Andrew Dick, Professor of Ophthalmology from the Bristol Medical School: Translational Health Sciences (THS), added: “Gene therapy is an exciting and advanced treatment for eye disorders. Whilst there are licenced gene therapies for inherited retinal degenerations, there remains a need to develop vectors that subvert inflammatory responses and increase the therapeutic effect of the vector-encoded genes. This work has shown how advanced vector development can potentially improve efficacy and safety, particularly as the field advances to treat multifactorial common diseases.”

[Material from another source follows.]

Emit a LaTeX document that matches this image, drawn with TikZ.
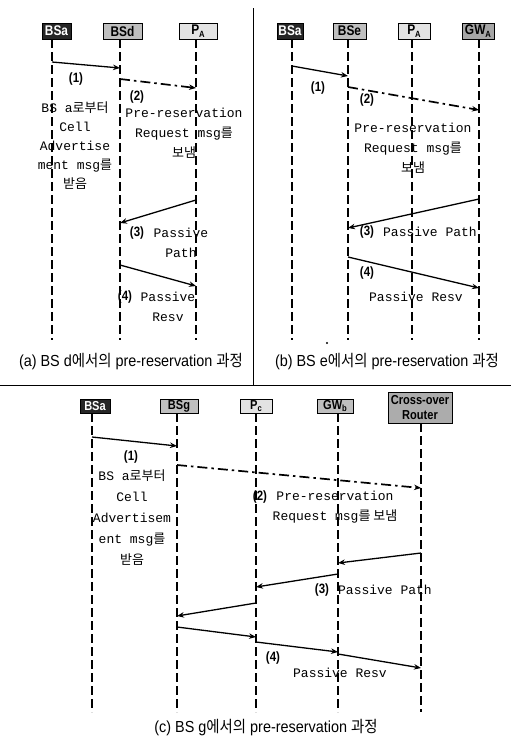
\documentclass[tikz,border=0pt]{standalone}
\usepackage{fontspec}
\usetikzlibrary{arrows.meta,calc}
\setmainfont{Liberation Sans}
\newfontfamily\monofont{Liberation Mono}
\newfontfamily\krfont{Noto Sans CJK KR}
\newfontfamily\capfont[FakeStretch=0.9]{Liberation Sans}
\newfontfamily\krcapfont[FakeStretch=0.9]{Noto Sans CJK KR}
\newfontfamily\hdfont[FakeStretch=0.85]{Liberation Sans}
\newfontfamily\numfont[FakeStretch=0.85]{Liberation Sans}
\newcommand{\K}[1]{{\krfont #1}}
\newcommand{\KC}[1]{{\krcapfont #1}}
\newcommand{\subx}[1]{\raisebox{-2.5pt}{\fontsize{9}{9}\selectfont #1}}
\tikzset{
  hd/.style={draw=black, line width=0.7pt, font=\hdfont\bfseries\fontsize{14}{14}\selectfont, inner sep=0pt, minimum height=16pt},
  hdk/.style={hd, fill=black!85, text=white},
  hdm/.style={hd, fill=gray!50},
  hdl/.style={hd, fill=gray!22},
  life/.style={dash pattern=on 9pt off 4pt, line width=1.1pt},
  msg/.style={-{Stealth[length=7pt,width=5.5pt]}, line width=1.3pt},
  req/.style={-{Stealth[length=7pt,width=5.5pt]}, dash pattern=on 10pt off 4pt on 2.5pt off 4pt, line width=1.7pt},
  mtxt/.style={font=\monofont\fontsize{13}{20}\selectfont, align=center, inner sep=0pt},
  num/.style={font=\numfont\bfseries\fontsize{13.5}{13.5}\selectfont, inner sep=0pt},
  captxt/.style={font=\capfont\fontsize{16}{16}\selectfont, inner sep=0pt},
  rule/.style={line width=1pt}
}
\begin{document}
\begin{tikzpicture}[x=1pt,y=-1pt]
\useasboundingbox[fill=white] (0,0) rectangle (511,739);
% panel dividers
\coordinate (v1) at (253,8); \coordinate (v2) at (253,385);
\coordinate (h1) at (0,385); \coordinate (h2) at (511,385);
\draw[rule] (v1) -- (v2);
\draw[rule] (h1) -- (h2);

% ================= (a) =================
\node[hdk, minimum width=29pt] (a1) at (56.5,31) {BSa};
\node[hdm, minimum width=39pt] (a2) at (122.5,31) {BSd};
\node[hdl, minimum width=38pt] (a3) at (198,31) {P\subx{A}};
\coordinate (a1t) at (52,39);  \coordinate (a1b) at (52,340);
\coordinate (a2t) at (120,39); \coordinate (a2b) at (120,340);
\coordinate (a3t) at (196,39); \coordinate (a3b) at (196,340);
\draw[life] (a1t) -- (a1b);
\draw[life] (a2t) -- (a2b);
\draw[life] (a3t) -- (a3b);
\draw[msg] (a1t |- 0,62) -- (a2t |- 0,68);
\draw[req] (a2t |- 0,79) -- (a3t |- 0,88);
\draw[msg] (a3t |- 0,200) -- (a2t |- 0,223);
\draw[msg] (a2t |- 0,265) -- (a3t |- 0,286);
\node[num] (a1n) at (76,79) {(1)};
\node[num] (a2n) at (137,97) {(2)};
\node[mtxt, font=\monofont\fontsize{13}{19}\selectfont] (a1x) at (75,146) {BS a\K{로부터}\\Cell\\Advertise\\ment msg\K{를}\\\K{받음}};
\node[mtxt] (a2x) at (184,133) {Pre-reservation\\Request msg\K{를}\\\K{보냄}};
\node[num] (a3n) at (137,233) {(3)};
\node[mtxt] (a3x) at (181,243) {Passive\\Path};
\node[num] (a4n) at (125,297) {(4)};
\node[mtxt] (a4x) at (168,307) {Passive\\Resv};
\node[captxt] (acap) at (131,362) {(a) BS d\KC{에서의} pre-reservation \KC{과정}};

% ================= (b) =================
\node[hdk, minimum width=26pt] (b1) at (290,31) {BSa};
\node[hdm, minimum width=33pt] (b2) at (349.5,31) {BSe};
\node[hdl, minimum width=32pt] (b3) at (414,31) {P\subx{A}};
\node[hd, fill=gray!70, minimum width=32pt] (b4) at (478,31) {GW\subx{A}};
\coordinate (b1t) at (292,39); \coordinate (b1b) at (292,340);
\coordinate (b2t) at (348,39); \coordinate (b2b) at (348,340);
\coordinate (b3t) at (412,39); \coordinate (b3b) at (412,340);
\coordinate (b4t) at (479,39); \coordinate (b4b) at (479,340);
\draw[life] (b1t) -- (b1b);
\draw[life] (b2t) -- (b2b);
\draw[life] (b3t) -- (b3b);
\draw[life] (b4t) -- (b4b);
\draw[msg] (b1t |- 0,66) -- (b2t |- 0,76);
\draw[req] (b2t |- 0,87) -- (b4t |- 0,110);
\draw[msg] (b4t |- 0,199) -- (b2t |- 0,228);
\draw[msg] (b2t |- 0,257) -- (b4t |- 0,288);
\node[num] (b1n) at (318,88) {(1)};
\node[num] (b2n) at (367,100) {(2)};
\node[mtxt] (b2x) at (413,148) {Pre-reservation\\Request msg\K{를}\\\K{보냄}};
\node[num] (b3n) at (367,232) {(3)};
\node[mtxt] (b3x) at (430,232) {Passive Path};
\node[num] (b4n) at (367,273) {(4)};
\node[mtxt] (b4x) at (416,297) {Passive Resv};
\fill (327,343) circle (1.2pt);
\node[captxt] (bcap) at (387,362) {(b) BS e\KC{에서의} pre-reservation \KC{과정}};

% ================= (c) =================
\node[hdk, minimum width=30pt, minimum height=14pt, font=\hdfont\bfseries\fontsize{13}{13}\selectfont] (c1) at (95,406) {BSa};
\node[hdm, minimum width=38pt, minimum height=14pt, font=\hdfont\bfseries\fontsize{13}{13}\selectfont] (c2) at (179,406) {BSg};
\node[hdl, minimum width=32pt, minimum height=14pt, font=\hdfont\bfseries\fontsize{13}{13}\selectfont] (c3) at (256,406) {P\subx{c}};
\node[hdm, minimum width=36pt, minimum height=14pt, font=\hdfont\bfseries\fontsize{13}{13}\selectfont] (c4) at (335,406) {GW\subx{b}};
\node[hd, fill=gray!65, minimum width=64pt, minimum height=31pt, align=center, font=\hdfont\bfseries\fontsize{13}{15}\selectfont] (c5) at (420,407.5) {Cross-over\\Router};
\coordinate (c1t) at (92,413);  \coordinate (c1b) at (92,712);
\coordinate (c2t) at (177,413); \coordinate (c2b) at (177,712);
\coordinate (c3t) at (256,413); \coordinate (c3b) at (256,712);
\coordinate (c4t) at (338,413); \coordinate (c4b) at (338,712);
\coordinate (c5t) at (421,423); \coordinate (c5b) at (421,712);
\draw[life] (c1t) -- (c1b);
\draw[life] (c2t) -- (c2b);
\draw[life] (c3t) -- (c3b);
\draw[life] (c4t) -- (c4b);
\draw[life] (c5t) -- (c5b);
\draw[msg] (c1t |- 0,437) -- (c2t |- 0,446);
\draw[req] (c2t |- 0,465) -- (c5t |- 0,488);
\draw[msg] (c5t |- 0,553) -- (c4t |- 0,563);
\draw[msg] (c4t |- 0,574) -- (c3t |- 0,587);
\draw[msg] (c3t |- 0,603) -- (c2t |- 0,616);
\draw[msg] (c2t |- 0,627) -- (c3t |- 0,637);
\draw[msg] (c3t |- 0,642) -- (c4t |- 0,652);
\draw[msg] (c4t |- 0,654) -- (c5t |- 0,668);
\node[num] (c1n) at (131,457) {(1)};
\node[mtxt, font=\monofont\fontsize{13}{21}\selectfont] (c1x) at (132,518) {BS a\K{로부터}\\Cell\\Advertisem\\ent msg\K{를}\\\K{받음}};
\node[num] (c2n) at (260,497) {(2)};
\node[mtxt] (c2x) at (335,507) {Pre-reservation\\Request msg\K{를 보냄}};
\node[num] (c3n) at (322,590) {(3)};
\node[mtxt] (c3x) at (385,590) {Passive Path};
\node[num] (c4n) at (273,658) {(4)};
\node[mtxt] (c4x) at (340,673) {Passive Resv};
\node[captxt] (ccap) at (266,728) {(c) BS g\KC{에서의} pre-reservation \KC{과정}};
\end{tikzpicture}
\end{document}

To test the strategy in AAV in vivo, the researchers administered AAVs as a systemic treatment or locally into muscle tissue of mice. Control viruses lacking IO sequences induced anti-viral interferon responses and the infiltration of innate immune cells in the animals’ livers and led to infiltration and activation of cytotoxic T cells in muscle tissues. These effects were absent in mutant mice lacking a functional TLR9 pathway, showing that TLR9 was indeed a key regulator of AAV-induced inflammation. Importantly, the effects were blocked or much reduced in mice that received engineered AAVs containing IO sequences in their genomes, and the coupled immunomodulation strategy enhanced expression of the transgene that the virus delivered, indicative of potentially higher efficacy.
Investigating coupled immunomodulation in the eye
The eye is often described as an immune-privileged site because of the presence of a blood-retina barrier that limits entry of immune cells, and of immune-suppressive factors, an area the team at University of Bristol actively research. Immune privilege is known to be relative and the ‘privilege’ often relative and in context to disease. Not surprisingly, multiple clinical trials have reported intraocular inflammation following delivery of therapeutically relevant doses of AAV into the eye, demonstrating a limit for immune privilege. Most AAV-based gene therapies in the eye are directly applied to the retina (subretinal injection). AAV delivery to the vitreous cavity (intravitreal injection) of the eye is highly desirable since it would be less invasive and potentially allows for targeting more cells, but to date it appears more inflammatory.
The team in Bristol used in vivo imaging and immune cell characterisation techniques after intravitreal injection of AAV virus in mice, and demonstrated that the incorporation of IO sequences in the virus genome reduced the inflammation and numbers of infiltrating T cell populations in the eye compared to unmodified AAVs. This further coincided with a multifold boost in expression of the vector-encoded reporter gene in the retina. Next, the team studied their coupled immunomodulation strategy in larger animal models.
The findings from the intravitreal toxicity induced by AAV, and the modest response to the TLR9 blocking sequence and to steroids, indicate that there is more than one mechanism leading to toxicity from this injection site. The collaborative research team can now go forward with this understanding and search for additional pathways.
The study represents a critical step in the development of next generation AAV vectors that are safer and more effective.
The study was funded by the Wyss Institute for Biologically Inspired Engineering at Harvard University, National Institutes of Health under grant# RM1 HG008525 and EY026158, European Research Council under grant# 617432, National Eye Research Centre, UK, The Underwood Trust, and Ally Therapeutics.
Dr Chan and Professor Church are both co-founders of Wyss gene therapy start-up company Ally Therapeutics.